▸ **STATED EXERCISE**:
The material below should be written out in full and exactly; pictures stay out of the copy.
━━━━━━━━━━━━━━━━━━━━
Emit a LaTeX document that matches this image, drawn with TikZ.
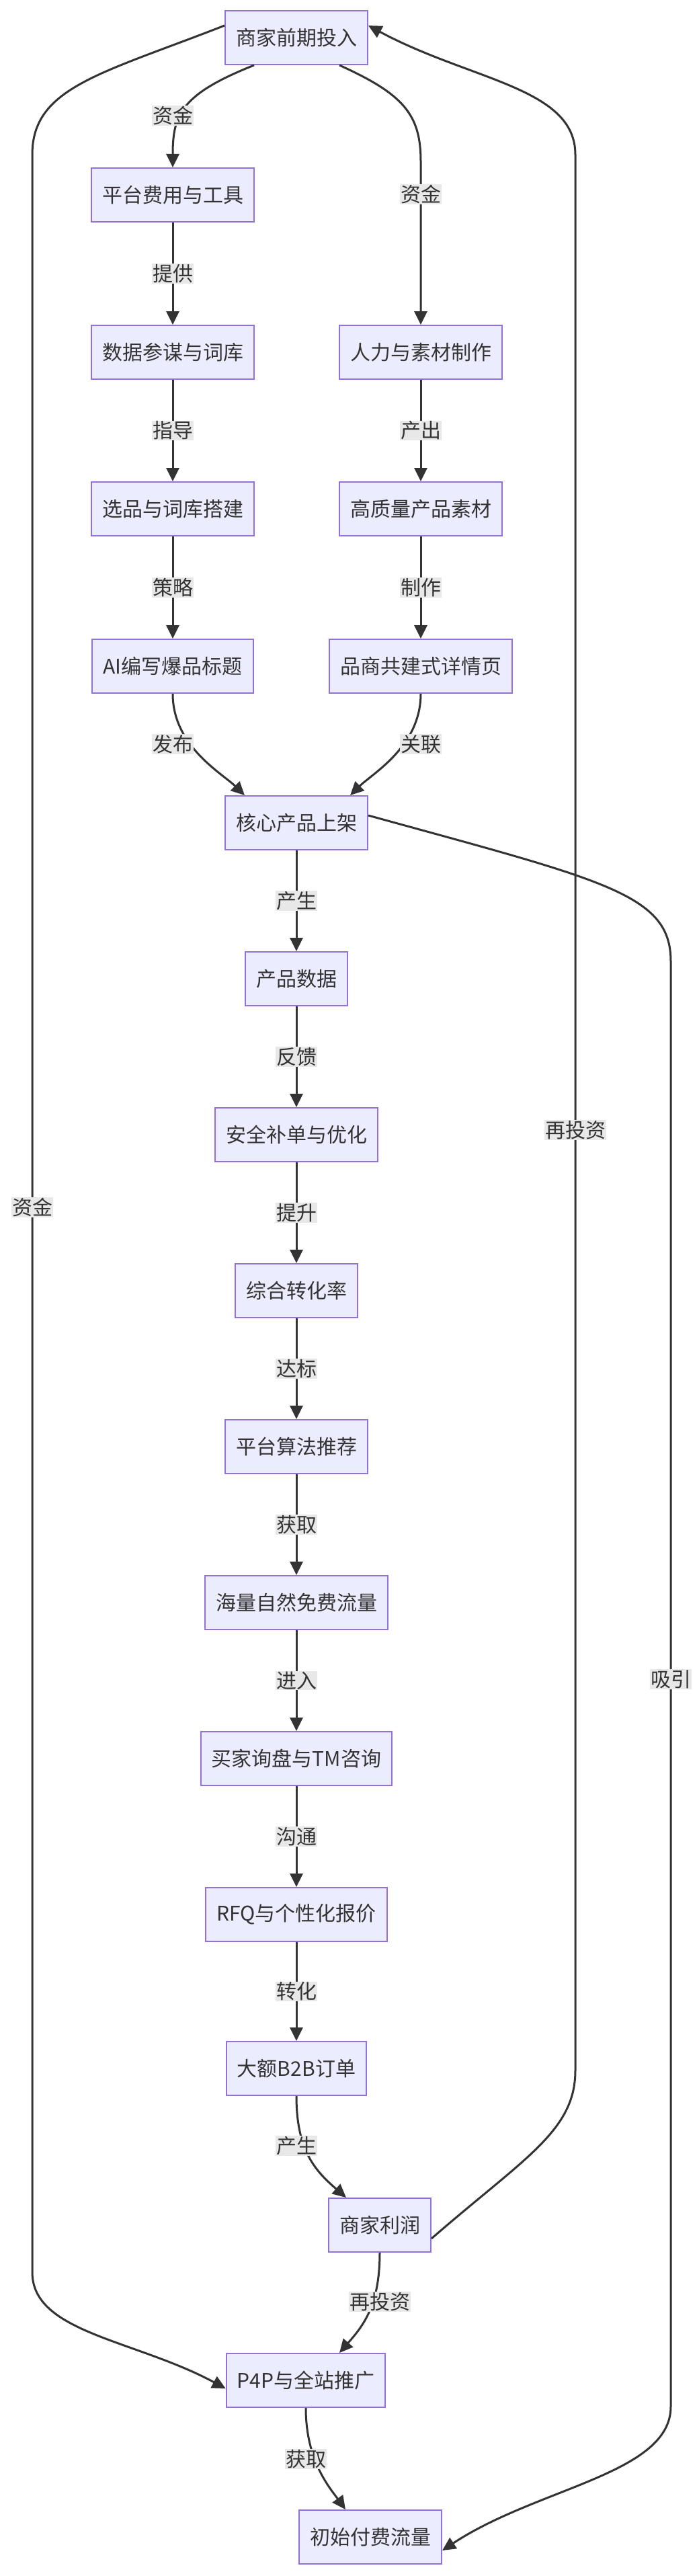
\documentclass[tikz,border=0pt]{standalone}
\usepackage{fontspec}
\setmainfont{Noto Sans CJK SC}
\usetikzlibrary{arrows.meta}
\begin{document}
\begin{tikzpicture}[x=1pt,y=-1pt,
  box/.style={draw=mmborder,fill=mmfill,line width=2pt,minimum height=80pt,inner xsep=16pt,font=\fontsize{30}{34}\selectfont,text=mmtext},
  lbl/.style={fill=mmlbl,inner sep=1pt,font=\fontsize{30}{34}\selectfont,text=mmtext},
  arr/.style={draw=mmline,line width=3pt,-{Triangle[length=20pt,width=19pt]}},
  ln/.style={draw=mmline,line width=3pt}]
\definecolor{mmborder}{HTML}{9370DB}
\definecolor{mmfill}{HTML}{ECECFF}
\definecolor{mmtext}{HTML}{333333}
\definecolor{mmline}{HTML}{333333}
\definecolor{mmlbl}{HTML}{E8E8E8}
\useasboundingbox[fill=white] (0,0) rectangle (1040,3832);
% nodes
\node[box] (top) at (441,56) {商家前期投入};
\node[box] (a1) at (257,290) {平台费用与工具};
\node[box] (a2) at (257,524) {数据参谋与词库};
\node[box] (a3) at (257,757) {选品与词库搭建};
\node[box] (a4) at (257,991) {AI编写爆品标题};
\node[box] (b1) at (626,524) {人力与素材制作};
\node[box] (b2) at (626,757) {高质量产品素材};
\node[box] (b3) at (626,991) {品商共建式详情页};
\node[box] (c0) at (441,1224) {核心产品上架};
\node[box] (c1) at (441,1456) {产品数据};
\node[box] (c2) at (441,1688) {安全补单与优化};
\node[box] (c3) at (441,1920) {综合转化率};
\node[box] (c4) at (441,2152) {平台算法推荐};
\node[box] (c5) at (441,2384) {海量自然免费流量};
\node[box] (c6) at (441,2616) {买家询盘与TM咨询};
\node[box] (c7) at (441,2848) {RFQ与个性化报价};
\node[box] (c8) at (441,3077) {大额B2B订单};
\node[box] (pr) at (565,3310) {商家利润};
\node[box] (pp) at (455,3541) {P4P与全站推广};
\node[box] (ft) at (551,3774) {初始付费流量};
% edges
\draw[arr] ([xshift=-63pt]top.south) .. controls (270,140) and (257,170) .. (a1.north);
\node[lbl] at (257,172) {资金};
\draw[arr] ([xshift=64pt]top.south) .. controls (600,140) and (626,170) .. (626,240) -- (b1.north);
\node[lbl] at (626,289) {资金};
\draw[arr] (a1) -- node[lbl]{提供} (a2);
\draw[arr] (a2) -- node[lbl]{指导} (a3);
\draw[arr] (a3) -- node[lbl]{策略} (a4);
\draw[arr] (b1) -- node[lbl]{产出} (b2);
\draw[arr] (b2) -- node[lbl]{制作} (b3);
\draw[arr] (a4.south) .. controls (257,1110) and (330,1150) .. ([xshift=-77pt]c0.north);
\node[lbl] at (257,1107) {发布};
\draw[arr] (b3.south) .. controls (626,1110) and (555,1150) .. ([xshift=80pt]c0.north);
\node[lbl] at (626,1107) {关联};
\draw[arr] (c0) -- node[lbl]{产生} (c1);
\draw[arr] (c1) -- node[lbl]{反馈} (c2);
\draw[arr] (c2) -- node[lbl]{提升} (c3);
\draw[arr] (c3) -- node[lbl]{达标} (c4);
\draw[arr] (c4) -- node[lbl]{获取} (c5);
\draw[arr] (c5) -- node[lbl]{进入} (c6);
\draw[arr] (c6) -- node[lbl]{沟通} (c7);
\draw[arr] (c7) -- node[lbl]{转化} (c8);
\draw[arr] (c8.south) .. controls (441,3200) and (470,3230) .. ([xshift=-50pt]pr.north);
\node[lbl] at (441,3192) {产生};
\draw[arr] (pr.south) .. controls (565,3430) and (540,3460) .. ([xshift=50pt]pp.north);
\node[lbl] at (565,3424) {再投资};
\draw[arr] (pp.south) .. controls (455,3660) and (490,3700) .. ([xshift=-37pt]ft.north);
\node[lbl] at (455,3658) {获取};
% long loops
\draw[arr] ([yshift=18pt]top.west) .. controls (150,110) and (48,130) .. (48,230) -- (48,3380) .. controls (48,3470) and (200,3480) .. ([yshift=-12pt]pp.west);
\node[lbl] at (48,1796) {资金};
\draw[arr] ([yshift=-20pt]pr.east) .. controls (780,3210) and (856,3170) .. (856,3080) -- (856,230) .. controls (856,130) and (700,120) .. ([yshift=18pt]top.east);
\node[lbl] at (856,1681) {再投资};
\draw[arr] ([yshift=11pt]c0.east) .. controls (900,1310) and (998,1330) .. (998,1430) -- (998,3580) .. controls (998,3680) and (800,3700) .. ([yshift=-20pt]ft.east);
\node[lbl] at (998,2498) {吸引};
\end{tikzpicture}
\end{document}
━━━━━━━━━━━━━━━━━━━━
▸ **THE RESPONSE**:
Emit a LaTeX document that matches this image, drawn with TikZ.
\documentclass[tikz,border=0pt]{standalone}
\usepackage{fontspec}
\setmainfont{Noto Sans CJK SC}
\usetikzlibrary{arrows.meta}
\begin{document}
\begin{tikzpicture}[x=1pt,y=-1pt,
  box/.style={draw=mmborder,fill=mmfill,line width=2pt,minimum height=80pt,inner xsep=16pt,font=\fontsize{30}{34}\selectfont,text=mmtext},
  lbl/.style={fill=mmlbl,inner sep=1pt,font=\fontsize{30}{34}\selectfont,text=mmtext},
  arr/.style={draw=mmline,line width=3pt,-{Triangle[length=20pt,width=19pt]}},
  ln/.style={draw=mmline,line width=3pt}]
\definecolor{mmborder}{HTML}{9370DB}
\definecolor{mmfill}{HTML}{ECECFF}
\definecolor{mmtext}{HTML}{333333}
\definecolor{mmline}{HTML}{333333}
\definecolor{mmlbl}{HTML}{E8E8E8}
\useasboundingbox[fill=white] (0,0) rectangle (1040,3832);
% nodes
\node[box] (top) at (441,56) {商家前期投入};
\node[box] (a1) at (257,290) {平台费用与工具};
\node[box] (a2) at (257,524) {数据参谋与词库};
\node[box] (a3) at (257,757) {选品与词库搭建};
\node[box] (a4) at (257,991) {AI编写爆品标题};
\node[box] (b1) at (626,524) {人力与素材制作};
\node[box] (b2) at (626,757) {高质量产品素材};
\node[box] (b3) at (626,991) {品商共建式详情页};
\node[box] (c0) at (441,1224) {核心产品上架};
\node[box] (c1) at (441,1456) {产品数据};
\node[box] (c2) at (441,1688) {安全补单与优化};
\node[box] (c3) at (441,1920) {综合转化率};
\node[box] (c4) at (441,2152) {平台算法推荐};
\node[box] (c5) at (441,2384) {海量自然免费流量};
\node[box] (c6) at (441,2616) {买家询盘与TM咨询};
\node[box] (c7) at (441,2848) {RFQ与个性化报价};
\node[box] (c8) at (441,3077) {大额B2B订单};
\node[box] (pr) at (565,3310) {商家利润};
\node[box] (pp) at (455,3541) {P4P与全站推广};
\node[box] (ft) at (551,3774) {初始付费流量};
% edges
\draw[arr] ([xshift=-63pt]top.south) .. controls (270,140) and (257,170) .. (a1.north);
\node[lbl] at (257,172) {资金};
\draw[arr] ([xshift=64pt]top.south) .. controls (600,140) and (626,170) .. (626,240) -- (b1.north);
\node[lbl] at (626,289) {资金};
\draw[arr] (a1) -- node[lbl]{提供} (a2);
\draw[arr] (a2) -- node[lbl]{指导} (a3);
\draw[arr] (a3) -- node[lbl]{策略} (a4);
\draw[arr] (b1) -- node[lbl]{产出} (b2);
\draw[arr] (b2) -- node[lbl]{制作} (b3);
\draw[arr] (a4.south) .. controls (257,1110) and (330,1150) .. ([xshift=-77pt]c0.north);
\node[lbl] at (257,1107) {发布};
\draw[arr] (b3.south) .. controls (626,1110) and (555,1150) .. ([xshift=80pt]c0.north);
\node[lbl] at (626,1107) {关联};
\draw[arr] (c0) -- node[lbl]{产生} (c1);
\draw[arr] (c1) -- node[lbl]{反馈} (c2);
\draw[arr] (c2) -- node[lbl]{提升} (c3);
\draw[arr] (c3) -- node[lbl]{达标} (c4);
\draw[arr] (c4) -- node[lbl]{获取} (c5);
\draw[arr] (c5) -- node[lbl]{进入} (c6);
\draw[arr] (c6) -- node[lbl]{沟通} (c7);
\draw[arr] (c7) -- node[lbl]{转化} (c8);
\draw[arr] (c8.south) .. controls (441,3200) and (470,3230) .. ([xshift=-50pt]pr.north);
\node[lbl] at (441,3192) {产生};
\draw[arr] (pr.south) .. controls (565,3430) and (540,3460) .. ([xshift=50pt]pp.north);
\node[lbl] at (565,3424) {再投资};
\draw[arr] (pp.south) .. controls (455,3660) and (490,3700) .. ([xshift=-37pt]ft.north);
\node[lbl] at (455,3658) {获取};
% long loops
\draw[arr] ([yshift=18pt]top.west) .. controls (150,110) and (48,130) .. (48,230) -- (48,3380) .. controls (48,3470) and (200,3480) .. ([yshift=-12pt]pp.west);
\node[lbl] at (48,1796) {资金};
\draw[arr] ([yshift=-20pt]pr.east) .. controls (780,3210) and (856,3170) .. (856,3080) -- (856,230) .. controls (856,130) and (700,120) .. ([yshift=18pt]top.east);
\node[lbl] at (856,1681) {再投资};
\draw[arr] ([yshift=11pt]c0.east) .. controls (900,1310) and (998,1330) .. (998,1430) -- (998,3580) .. controls (998,3680) and (800,3700) .. ([yshift=-20pt]ft.east);
\node[lbl] at (998,2498) {吸引};
\end{tikzpicture}
\end{document}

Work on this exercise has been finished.